■ **Instruction**: The listing below must be repeated word for word, with its images excluded.

■ **Given data**:
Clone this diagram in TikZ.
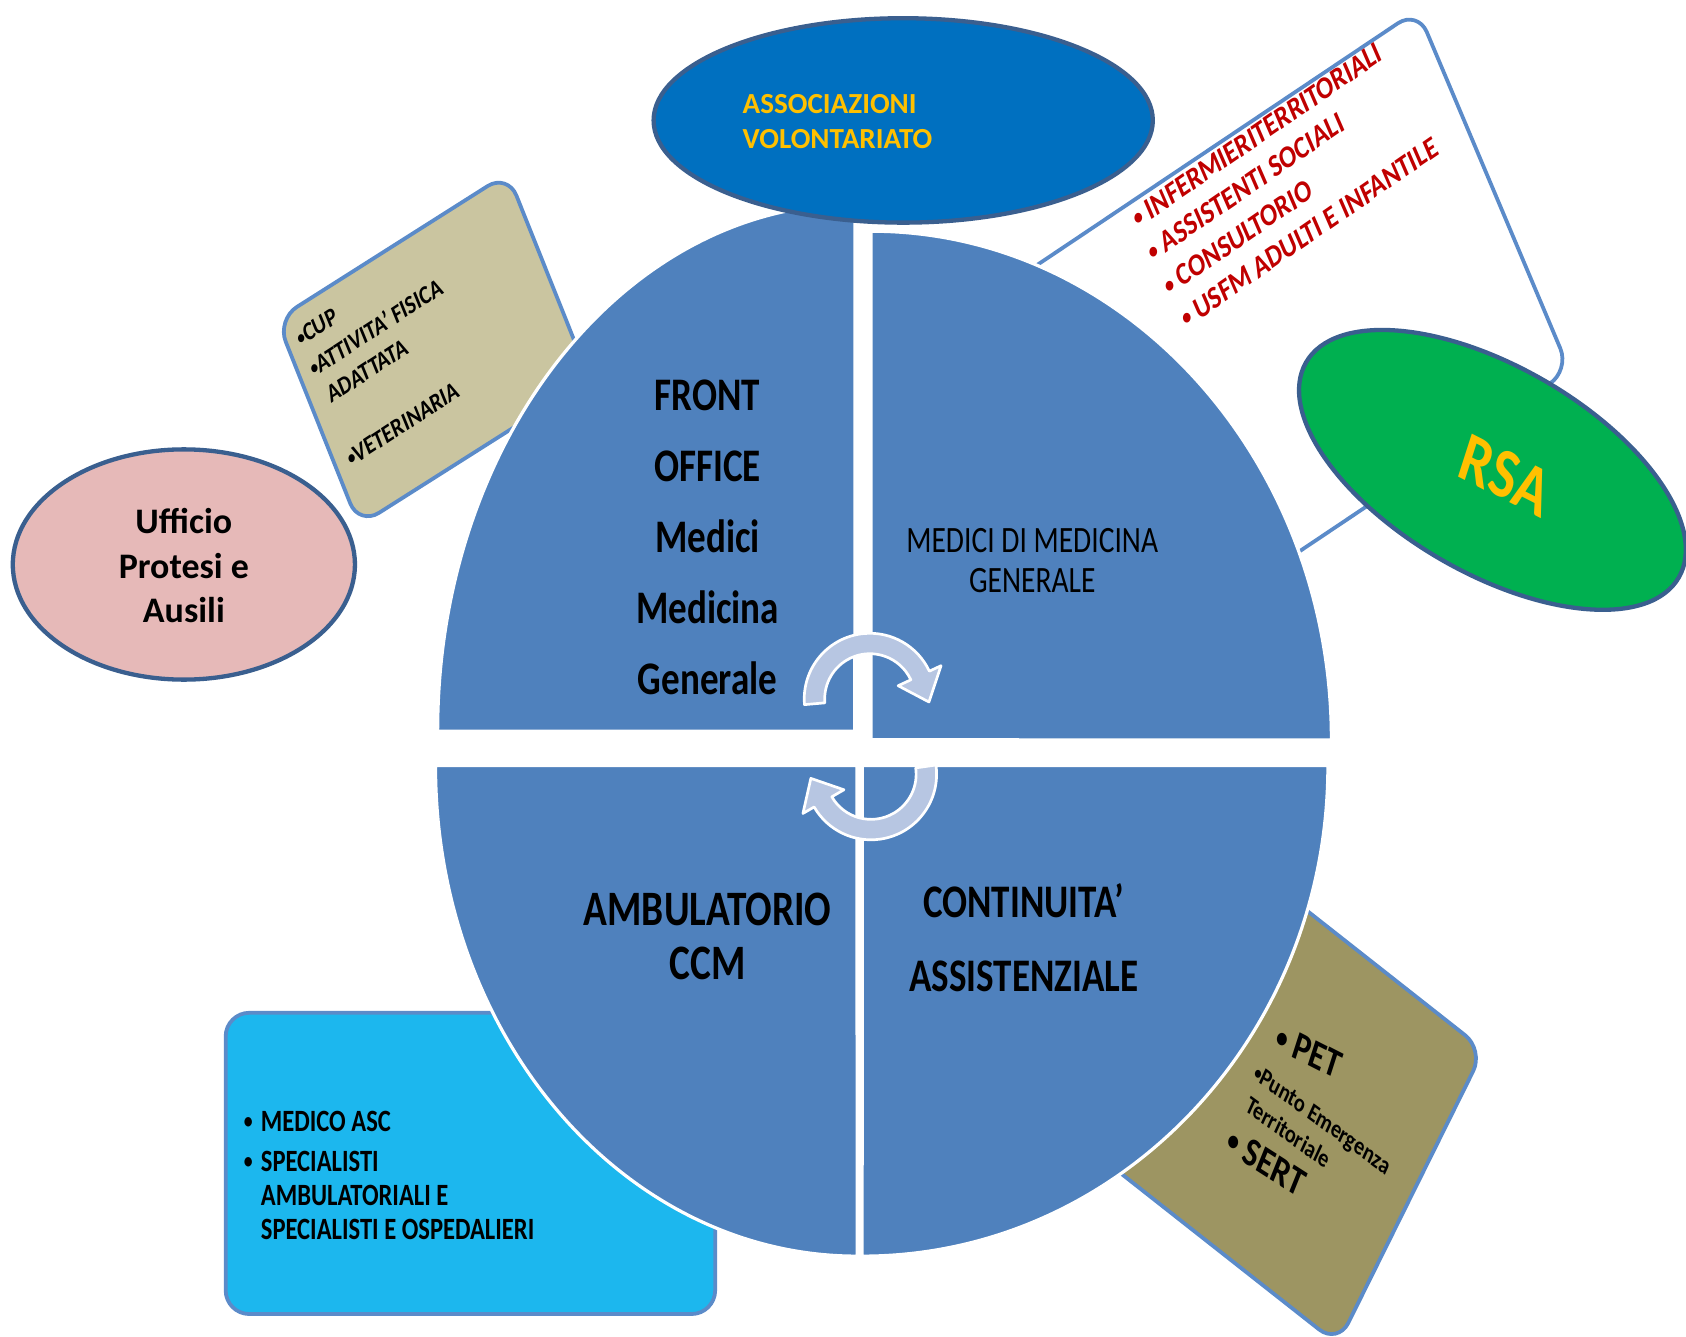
\documentclass[tikz,border=0pt]{standalone}
\usepackage{fontspec}
\usepackage{graphicx}
\setmainfont{Carlito}
\usetikzlibrary{shapes.geometric,calc}
\definecolor{quadblue}{HTML}{4F81BD}
\definecolor{ellline}{HTML}{3A5F8F}
\definecolor{assocblue}{HTML}{0070C0}
\definecolor{gold}{HTML}{FFC000}
\definecolor{rsagreen}{HTML}{00B050}
\definecolor{pinkfill}{HTML}{E6B9B8}
\definecolor{cardline}{HTML}{5B8BC9}
\definecolor{beige}{HTML}{CAC5A0}
\definecolor{olivefill}{HTML}{9D9562}
\definecolor{boxblue}{HTML}{1CB7EE}
\definecolor{redtxt}{HTML}{C00000}
\definecolor{arrowfill}{HTML}{B7C6E2}
\newcommand{\fsz}[2]{\fontsize{#1}{#2}\selectfont}
\newcommand{\sbul}{\raisebox{0.08em}{\scalebox{0.72}{•}}}
\begin{document}
\begin{tikzpicture}[x=0.01cm,y=0.01cm,
  card/.style={rectangle, draw=cardline, line width=0.035cm, rounded corners=0.22cm, inner sep=0pt},
  ell/.style={ellipse, draw=ellline, line width=0.04cm, inner sep=0pt},
  quadfill/.style={fill=quadblue, draw=white, line width=0.03cm},
  arrowshape/.style={fill=arrowfill, draw=white, line width=0.025cm, line join=round},
  vstretch/.style={yscale=1.26},
  lbl/.style={inner sep=0pt, text=black}]
\useasboundingbox (0,0) rectangle (1568,-1243);
\fill[white] (0,0) rectangle (1568,-1243);

% cards behind the circle
\node[card, fill=white, minimum width=4.8cm, minimum height=3.01cm, yscale=1.26, rotate=28] (whitecard) at (1177,-319) {};
\node[card, fill=beige, minimum width=2.4cm, minimum height=1.7cm, yscale=1.26, rotate=26.7] (beigecard) at (403,-325) {};
\node[card, fill=olivefill, minimum width=3.3cm, minimum height=2.56cm, yscale=1.26, rotate=-32] (olivecard) at (1172,-1003) {};
\node[card, fill=boxblue, minimum width=4.55cm, minimum height=2.80cm] (bluebox) at (437.5,-1082) {};

% quadrants
\path[quadfill] (795,-680) -- (407,-680) arc[start angle=180, end angle=90, x radius=3.88cm, y radius=4.90cm] -- cycle;
\path[quadfill] (810,-688) -- (810,-215) arc[start angle=90, end angle=0, x radius=4.28cm, y radius=4.73cm] -- cycle;
\path[quadfill] (797,-712) -- (405,-712) arc[start angle=180, end angle=270, x radius=3.92cm, y radius=4.56cm] -- cycle;
\path[quadfill] (802,-712) -- (1235,-712) arc[start angle=0, end angle=-90, x radius=4.33cm, y radius=4.56cm] -- cycle;

% circular arrows
\coordinate (ca) at (809,-650);
\coordinate (cb) at (810,-720);
\path[arrowshape] ($(ca)+(185:0.61cm)$) arc[start angle=185, end angle=25, radius=0.61cm]
  -- ($(ca)+(25:0.73cm)$) -- ($(ca)+(-3:0.55cm)$) -- ($(ca)+(25:0.29cm)$) -- ($(ca)+(25:0.42cm)$)
  arc[start angle=25, end angle=185, radius=0.42cm] -- cycle;
\path[arrowshape] ($(cb)+(8:0.61cm)$) arc[start angle=8, end angle=-150, radius=0.61cm]
  -- ($(cb)+(-150:0.73cm)$) -- ($(cb)+(184:0.56cm)$) -- ($(cb)+(-150:0.29cm)$) -- ($(cb)+(-150:0.42cm)$)
  arc[start angle=-150, end angle=8, radius=0.42cm] -- cycle;

% ellipses
\node[ell, fill=assocblue, minimum width=4.64cm, minimum height=1.90cm] (assocell) at (840,-112) {};
\node[ell, fill=rsagreen, minimum width=4.0cm, minimum height=1.92cm, rotate=-30] (rsaell) at (1388,-437) {};
\node[ell, fill=pinkfill, minimum width=3.18cm, minimum height=2.14cm] (pinkell) at (171,-525) {};

% texts
\node[lbl, font=\bfseries\fsz{9.8}{14.9}, align=center, vstretch] (front) at (658,-500) {FRONT\\OFFICE\\Medici\\Medicina\\Generale};
\node[lbl, font=\fsz{7.8}{8.35}, align=center, vstretch] (mmg) at (960,-521) {MEDICI DI MEDICINA\\GENERALE};
\node[lbl, font=\bfseries\fsz{10.4}{11.3}, align=center, vstretch] (amb) at (658,-871) {AMBULATORIO\\CCM};
\node[lbl, font=\bfseries\fsz{9.8}{15.4}, align=center, vstretch] (cont) at (952,-872) {CONTINUITA’\\ASSISTENZIALE};
\node[lbl, font=\bfseries\fsz{9.5}{11.7}, align=center] (uff) at (171,-526) {Ufficio\\Protesi e\\Ausili};
\node[lbl, font=\bfseries\fsz{7.7}{9.1}, align=left, text=gold, anchor=west] (assoc) at (690,-113) {ASSOCIAZIONI\\VOLONTARIATO};
\node[lbl, font=\bfseries\fsz{15}{18}, text=gold, yscale=1.26, rotate=-22] (rsa) at (1400,-442) {RSA};

\node[lbl, font=\bfseries\fsz{6.66}{8}, text=redtxt, anchor=west, yscale=1.26, rotate=28.7] (r1) at (1054,-205) {\sbul\ INFERMIERITERRITORIALI};
\node[lbl, font=\bfseries\fsz{6.66}{8}, text=redtxt, anchor=west, yscale=1.26, rotate=28.7] (r2) at (1068,-236) {\sbul\ ASSISTENTI SOCIALI};
\node[lbl, font=\bfseries\fsz{6.66}{8}, text=redtxt, anchor=west, yscale=1.26, rotate=28.7] (r3) at (1083,-268) {\sbul\ CONSULTORIO};
\node[lbl, font=\bfseries\fsz{6.66}{8}, text=redtxt, anchor=west, yscale=1.26, rotate=28.7] (r4) at (1099,-298) {\sbul\ USFM ADULTI E INFANTILE};

\node[lbl, font=\bfseries\fsz{5.5}{6.5}, anchor=west, yscale=1.26, rotate=27.3] (cup) at (276,-316) {\sbul CUP};
\node[lbl, font=\bfseries\fsz{5.5}{6.5}, anchor=west, yscale=1.26, rotate=27.3] (att) at (288,-344) {\sbul ATTIVITA’ FISICA};
\node[lbl, font=\bfseries\fsz{5.5}{6.5}, anchor=west, yscale=1.26, rotate=27.3] (ada) at (305,-369) {ADATTATA};
\node[lbl, font=\bfseries\fsz{5.5}{6.5}, anchor=west, yscale=1.26, rotate=27.3] (vet) at (323,-428) {\sbul VETERINARIA};

\node[lbl, font=\bfseries\fsz{8.6}{10}, anchor=west, yscale=1.26, rotate=-22] (pet) at (1187,-962) {\sbul\ PET};
\node[lbl, font=\bfseries\fsz{5.4}{6.5}, anchor=west, yscale=1.26, rotate=-30] (pun) at (1166,-997) {\sbul Punto Emergenza};
\node[lbl, font=\bfseries\fsz{5.4}{6.5}, anchor=west, yscale=1.26, rotate=-30] (ter) at (1160,-1025) {Territoriale};
\node[lbl, font=\bfseries\fsz{8.6}{10}, anchor=west, yscale=1.26, rotate=-27] (sert) at (1142,-1058) {\sbul\ SERT};

\node[lbl, font=\bfseries\fsz{6.5}{7.1}, anchor=west, vstretch] (bl) at (226,-1096)
  {\begin{tabular}{@{}l@{\hspace{2.2pt}}l@{}}\sbul&MEDICO ASC\\[1.3pt] \sbul&SPECIALISTI\\ &AMBULATORIALI E\\ &SPECIALISTI E OSPEDALIERI\end{tabular}};
\end{tikzpicture}
\end{document}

■ **Task solution**:
Clone this diagram in TikZ.
\documentclass[tikz,border=0pt]{standalone}
\usepackage{fontspec}
\usepackage{graphicx}
\setmainfont{Carlito}
\usetikzlibrary{shapes.geometric,calc}
\definecolor{quadblue}{HTML}{4F81BD}
\definecolor{ellline}{HTML}{3A5F8F}
\definecolor{assocblue}{HTML}{0070C0}
\definecolor{gold}{HTML}{FFC000}
\definecolor{rsagreen}{HTML}{00B050}
\definecolor{pinkfill}{HTML}{E6B9B8}
\definecolor{cardline}{HTML}{5B8BC9}
\definecolor{beige}{HTML}{CAC5A0}
\definecolor{olivefill}{HTML}{9D9562}
\definecolor{boxblue}{HTML}{1CB7EE}
\definecolor{redtxt}{HTML}{C00000}
\definecolor{arrowfill}{HTML}{B7C6E2}
\newcommand{\fsz}[2]{\fontsize{#1}{#2}\selectfont}
\newcommand{\sbul}{\raisebox{0.08em}{\scalebox{0.72}{•}}}
\begin{document}
\begin{tikzpicture}[x=0.01cm,y=0.01cm,
  card/.style={rectangle, draw=cardline, line width=0.035cm, rounded corners=0.22cm, inner sep=0pt},
  ell/.style={ellipse, draw=ellline, line width=0.04cm, inner sep=0pt},
  quadfill/.style={fill=quadblue, draw=white, line width=0.03cm},
  arrowshape/.style={fill=arrowfill, draw=white, line width=0.025cm, line join=round},
  vstretch/.style={yscale=1.26},
  lbl/.style={inner sep=0pt, text=black}]
\useasboundingbox (0,0) rectangle (1568,-1243);
\fill[white] (0,0) rectangle (1568,-1243);

% cards behind the circle
\node[card, fill=white, minimum width=4.8cm, minimum height=3.01cm, yscale=1.26, rotate=28] (whitecard) at (1177,-319) {};
\node[card, fill=beige, minimum width=2.4cm, minimum height=1.7cm, yscale=1.26, rotate=26.7] (beigecard) at (403,-325) {};
\node[card, fill=olivefill, minimum width=3.3cm, minimum height=2.56cm, yscale=1.26, rotate=-32] (olivecard) at (1172,-1003) {};
\node[card, fill=boxblue, minimum width=4.55cm, minimum height=2.80cm] (bluebox) at (437.5,-1082) {};

% quadrants
\path[quadfill] (795,-680) -- (407,-680) arc[start angle=180, end angle=90, x radius=3.88cm, y radius=4.90cm] -- cycle;
\path[quadfill] (810,-688) -- (810,-215) arc[start angle=90, end angle=0, x radius=4.28cm, y radius=4.73cm] -- cycle;
\path[quadfill] (797,-712) -- (405,-712) arc[start angle=180, end angle=270, x radius=3.92cm, y radius=4.56cm] -- cycle;
\path[quadfill] (802,-712) -- (1235,-712) arc[start angle=0, end angle=-90, x radius=4.33cm, y radius=4.56cm] -- cycle;

% circular arrows
\coordinate (ca) at (809,-650);
\coordinate (cb) at (810,-720);
\path[arrowshape] ($(ca)+(185:0.61cm)$) arc[start angle=185, end angle=25, radius=0.61cm]
  -- ($(ca)+(25:0.73cm)$) -- ($(ca)+(-3:0.55cm)$) -- ($(ca)+(25:0.29cm)$) -- ($(ca)+(25:0.42cm)$)
  arc[start angle=25, end angle=185, radius=0.42cm] -- cycle;
\path[arrowshape] ($(cb)+(8:0.61cm)$) arc[start angle=8, end angle=-150, radius=0.61cm]
  -- ($(cb)+(-150:0.73cm)$) -- ($(cb)+(184:0.56cm)$) -- ($(cb)+(-150:0.29cm)$) -- ($(cb)+(-150:0.42cm)$)
  arc[start angle=-150, end angle=8, radius=0.42cm] -- cycle;

% ellipses
\node[ell, fill=assocblue, minimum width=4.64cm, minimum height=1.90cm] (assocell) at (840,-112) {};
\node[ell, fill=rsagreen, minimum width=4.0cm, minimum height=1.92cm, rotate=-30] (rsaell) at (1388,-437) {};
\node[ell, fill=pinkfill, minimum width=3.18cm, minimum height=2.14cm] (pinkell) at (171,-525) {};

% texts
\node[lbl, font=\bfseries\fsz{9.8}{14.9}, align=center, vstretch] (front) at (658,-500) {FRONT\\OFFICE\\Medici\\Medicina\\Generale};
\node[lbl, font=\fsz{7.8}{8.35}, align=center, vstretch] (mmg) at (960,-521) {MEDICI DI MEDICINA\\GENERALE};
\node[lbl, font=\bfseries\fsz{10.4}{11.3}, align=center, vstretch] (amb) at (658,-871) {AMBULATORIO\\CCM};
\node[lbl, font=\bfseries\fsz{9.8}{15.4}, align=center, vstretch] (cont) at (952,-872) {CONTINUITA’\\ASSISTENZIALE};
\node[lbl, font=\bfseries\fsz{9.5}{11.7}, align=center] (uff) at (171,-526) {Ufficio\\Protesi e\\Ausili};
\node[lbl, font=\bfseries\fsz{7.7}{9.1}, align=left, text=gold, anchor=west] (assoc) at (690,-113) {ASSOCIAZIONI\\VOLONTARIATO};
\node[lbl, font=\bfseries\fsz{15}{18}, text=gold, yscale=1.26, rotate=-22] (rsa) at (1400,-442) {RSA};

\node[lbl, font=\bfseries\fsz{6.66}{8}, text=redtxt, anchor=west, yscale=1.26, rotate=28.7] (r1) at (1054,-205) {\sbul\ INFERMIERITERRITORIALI};
\node[lbl, font=\bfseries\fsz{6.66}{8}, text=redtxt, anchor=west, yscale=1.26, rotate=28.7] (r2) at (1068,-236) {\sbul\ ASSISTENTI SOCIALI};
\node[lbl, font=\bfseries\fsz{6.66}{8}, text=redtxt, anchor=west, yscale=1.26, rotate=28.7] (r3) at (1083,-268) {\sbul\ CONSULTORIO};
\node[lbl, font=\bfseries\fsz{6.66}{8}, text=redtxt, anchor=west, yscale=1.26, rotate=28.7] (r4) at (1099,-298) {\sbul\ USFM ADULTI E INFANTILE};

\node[lbl, font=\bfseries\fsz{5.5}{6.5}, anchor=west, yscale=1.26, rotate=27.3] (cup) at (276,-316) {\sbul CUP};
\node[lbl, font=\bfseries\fsz{5.5}{6.5}, anchor=west, yscale=1.26, rotate=27.3] (att) at (288,-344) {\sbul ATTIVITA’ FISICA};
\node[lbl, font=\bfseries\fsz{5.5}{6.5}, anchor=west, yscale=1.26, rotate=27.3] (ada) at (305,-369) {ADATTATA};
\node[lbl, font=\bfseries\fsz{5.5}{6.5}, anchor=west, yscale=1.26, rotate=27.3] (vet) at (323,-428) {\sbul VETERINARIA};

\node[lbl, font=\bfseries\fsz{8.6}{10}, anchor=west, yscale=1.26, rotate=-22] (pet) at (1187,-962) {\sbul\ PET};
\node[lbl, font=\bfseries\fsz{5.4}{6.5}, anchor=west, yscale=1.26, rotate=-30] (pun) at (1166,-997) {\sbul Punto Emergenza};
\node[lbl, font=\bfseries\fsz{5.4}{6.5}, anchor=west, yscale=1.26, rotate=-30] (ter) at (1160,-1025) {Territoriale};
\node[lbl, font=\bfseries\fsz{8.6}{10}, anchor=west, yscale=1.26, rotate=-27] (sert) at (1142,-1058) {\sbul\ SERT};

\node[lbl, font=\bfseries\fsz{6.5}{7.1}, anchor=west, vstretch] (bl) at (226,-1096)
  {\begin{tabular}{@{}l@{\hspace{2.2pt}}l@{}}\sbul&MEDICO ASC\\[1.3pt] \sbul&SPECIALISTI\\ &AMBULATORIALI E\\ &SPECIALISTI E OSPEDALIERI\end{tabular}};
\end{tikzpicture}
\end{document}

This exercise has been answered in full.